Rare Christmas Security Warnings For Westerners in Beijing

An armed policeman of the Snow Leopard Commando Unit stands guard near a police van at the Sanlitun area, a fashionable location for shopping and dining, in Beijing, China, on December 24. REUTERS/Jason Lee

BEIJING (Reuters) - At least four Western countries took the unusual step on Thursday of issuing Christmas security warnings for Westerners in a popular Beijing diplomatic and entertainment district as police stepped up patrols.

Beijing is generally safe and criminals rarely target foreigners, although the fashionable Sanlitun bar and restaurant area occasionally sees fights. In August, a lone attacker stabbed a French man and a Chinese woman there. The woman died.

The U.S. Embassy said in a brief statement it had "received information of possible threats" against Westerners in Sanlitun, also home to many embassies, on or around Christmas Day, December 25.

The French Embassy, Britain's Foreign Office and Australia's Department of Foreign Affairs issued similar warnings. None of them elaborated.

Chinese Foreign Ministry spokesman Hong Lei said he was aware of the reports and that the government paid great attention to foreigners' safety.

Beijing police, in a statement on their official microblog, said they had issued a "yellow" security alert for Christmas and New Year, the second lowest level, focused on areas like malls, which are likely to see more people visiting during the festivities.

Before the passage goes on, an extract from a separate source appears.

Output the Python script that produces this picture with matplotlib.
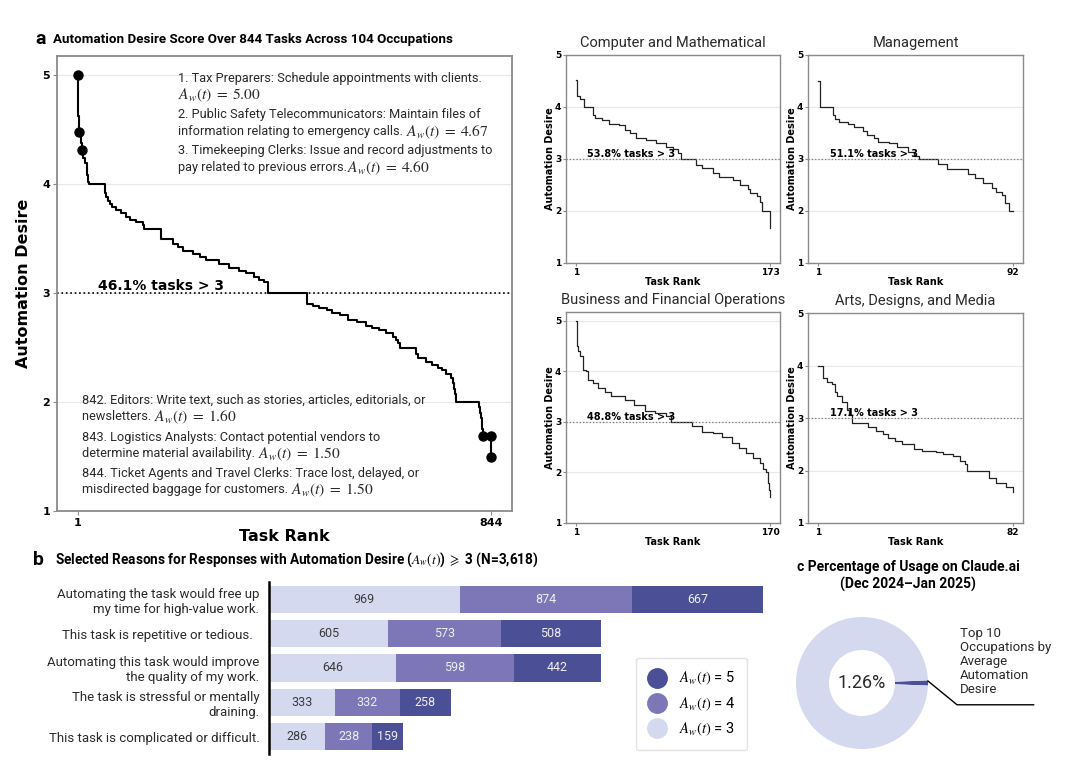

"Beijing police are planning ahead and taking many measures ... to ensure good public order," it said.

Christmas is not a holiday in officially atheist China, but more and more young people celebrate it as they view it as a sophisticated Western custom and excuse to give gifts.

A Reuters photographer saw police commandos with guns in front of Sanlitun's main mall. Regular police tend not to carry guns in China, and gun crime is in any case uncommon.

The city overall has been on much higher alert, with patrols by armed police in popular shopping and tourism sites, since a fatal car crash in 2013 at the top edge of Tiananmen Square in which five people died.

The government blamed that incident on Islamist militants from China's unruly far western region of Xinjiang, where hundreds have died in unrest in recent years.

While the violence has generally been limited to Xinjiang, last year at least 31 died in a knife attack at a station in China's southwestern city of Kunming, also blamed on militants from Xinjiang.